Click Fraud
Click fraud occurs when clicks on digital advertisements are generated artificially rather than by genuine users with authentic interest. These fraudulent clicks are typically generated by automated bots, click farms, or unethical competitors, designed to inflate click counts, drive up advertiser costs, and skew campaign performance data.
Why It Matters
For UK media agencies and advertisers, click fraud directly impacts ROI. When you pay per click (PPC), fraudulent clicks waste budget without delivering real business results. A campaign reporting strong click metrics might actually be underperforming with real audiences. This distorts decision-making, inflates cost-per-acquisition figures, and erodes trust in digital advertising channels.
The problem is particularly acute in competitive sectors and regions with high ad volumes. According to industry reports, invalid traffic accounts for a significant percentage of digital ad spend annually – money that could have been invested in genuine customer acquisition.
Common Sources
Competitor click fraud: Rivals deliberately clicking your ads to drain your budget or poison your data.

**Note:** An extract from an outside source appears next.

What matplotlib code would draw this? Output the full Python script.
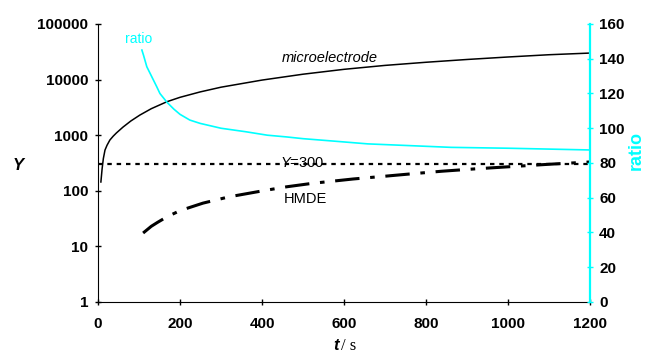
import matplotlib
matplotlib.use("Agg")
import matplotlib.pyplot as plt
from matplotlib.ticker import NullLocator

plt.rcParams['font.family'] = 'Liberation Sans'
plt.rcParams['mathtext.fontset'] = 'custom'
plt.rcParams['mathtext.rm'] = 'Liberation Sans'
plt.rcParams['mathtext.it'] = 'Liberation Sans:italic'

# data
t_micro = [7, 10, 13, 17, 22, 29, 37, 45, 61, 80, 102, 130, 168, 200, 249, 300,
           400, 500, 600, 700, 800, 900, 1000, 1100, 1200]
y_micro = [144, 250, 380, 540, 660, 820, 960, 1100, 1400, 1800, 2300, 3000, 4000,
           4800, 6000, 7300, 9800, 12500, 15300, 18000, 20500, 23000, 25500, 28000, 30000]

t_hmde = [110, 130, 145, 168, 200, 256, 320, 402, 460, 522, 622, 700, 768, 839,
          920, 1000, 1100, 1200]
y_hmde = [17.4, 23, 27, 34, 44, 60, 78, 100, 118, 136, 163, 183, 203, 225,
          248, 270, 300, 330]

t_ratio = [107, 111, 119, 131, 143, 151, 168, 185, 200, 224, 249, 300, 360, 413,
           460, 500, 580, 658, 760, 861, 1000, 1100, 1200]
ratio = [145, 142, 135.4, 129.7, 124, 120, 115, 111, 108, 104.7, 102.8, 100, 98, 96,
         95, 94, 92.5, 91, 90, 89, 88.5, 88, 87.5]

y_ref = 300

xticks = [0, 200, 400, 600, 800, 1000, 1200]
yticks = [1, 10, 100, 1000, 10000, 100000]
rticks = [0, 20, 40, 60, 80, 100, 120, 140, 160]

fig = plt.figure(figsize=(6.5, 3.56), dpi=100)
ax = fig.add_axes([0.1508, 0.1517, 0.7569, 0.7809])
ax2 = ax.twinx()

ax.plot(t_micro, y_micro, color='black', lw=1.1)
ax.plot(t_hmde, y_hmde, color='black', lw=2.2, dashes=(8, 3.5, 1.5, 3.5))
ax.axhline(y_ref, color='black', lw=1.6, dashes=(2, 2.2))
ax2.plot(t_ratio, ratio, color='cyan', lw=1.2)

ax.set_yscale('log')
ax.set_xlim(0, 1200)
ax.set_ylim(1, 100000)
ax2.set_ylim(0, 160)

ax.set_xticks(xticks, labels=[str(v) for v in xticks], fontweight='bold')
ax.set_yticks(yticks, labels=[str(v) for v in yticks], fontweight='bold')
ax.yaxis.set_minor_locator(NullLocator())
ax2.set_yticks(rticks, labels=[str(v) for v in rticks], fontweight='bold')

ax.tick_params(axis='y', direction='inout', length=5, width=1, labelsize=11, pad=4.5)
ax.tick_params(axis='x', direction='inout', length=5, width=1, labelsize=11, pad=8)
ax2.tick_params(axis='y', direction='inout', length=5, width=1, color='cyan',
                labelsize=11, pad=4)

ax.spines['top'].set_visible(False)
ax.spines['right'].set_visible(False)
for s in ['top', 'left', 'bottom']:
    ax2.spines[s].set_visible(False)
ax2.spines['right'].set_color('cyan')
ax2.spines['right'].set_linewidth(1.6)

# annotations
ax.text(566, 24500, 'microelectrode', style='italic', fontsize=10.5, ha='center', va='center')
ax.text(98, 53000, 'ratio', color='cyan', fontsize=10, ha='center', va='center')
ax.text(497, y_ref * 1.06, r'$Y$=300', fontsize=10.5, ha='center', va='center')
ax.text(505, 71, 'HMDE', fontsize=10.5, ha='center', va='center')

fig.text(18 / 650, 1 - 165 / 356, 'Y', fontsize=12, fontweight='bold', style='italic',
         ha='center', va='center')
fig.text(636 / 650, 1 - 150 / 356, 'ratio', fontsize=13, fontweight='bold', color='cyan',
         rotation=90, ha='center', va='center')
fig.text(339 / 650, 1 - 346 / 356, 't', fontsize=12, fontweight='bold', style='italic',
         ha='right', va='center')
fig.text(341 / 650, 1 - 346 / 356, '/ s', fontsize=12, family='Liberation Serif',
         ha='left', va='center')

fig.savefig('out.png', dpi=100)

Bot traffic: Automated scripts and crawlers generating artificial clicks at scale.
Click farms: Operations employing people to manually click ads for payment.
Accidental clicks: Users clicking ads repeatedly or by mistake, though less malicious, still inflate metrics artificially.
How to Detect and Prevent
Analytics platforms like Google Analytics and advertising networks flag suspicious patterns – unusual click sources, geographic anomalies, or rapid click clusters. Set up conversion tracking to distinguish between clicks and actual customer actions; a high click volume with zero conversions is a red flag.
Implement IP filtering, set geographic exclusions, and use click fraud detection tools offered by platforms like Google Ads and Facebook. Review campaign data regularly for unusual spikes in traffic without corresponding engagement increases.
UK Regulatory Context
While click fraud isn't explicitly illegal in the UK, it may breach the Computer Misuse Act 1990 if it involves unauthorized network access. The IAB UK and ASA expect transparent reporting of invalid traffic metrics. Major ad platforms have terms prohibiting fraudulent activity and will suspend accounts engaged in or suffering systematic fraud.
Best Practice
Work with media partners who invest in fraud detection, use verified ad exchanges, and demand transparent reporting of invalid traffic rates. Regular audits and cross-referencing clicks against conversions and user behavior help identify issues early.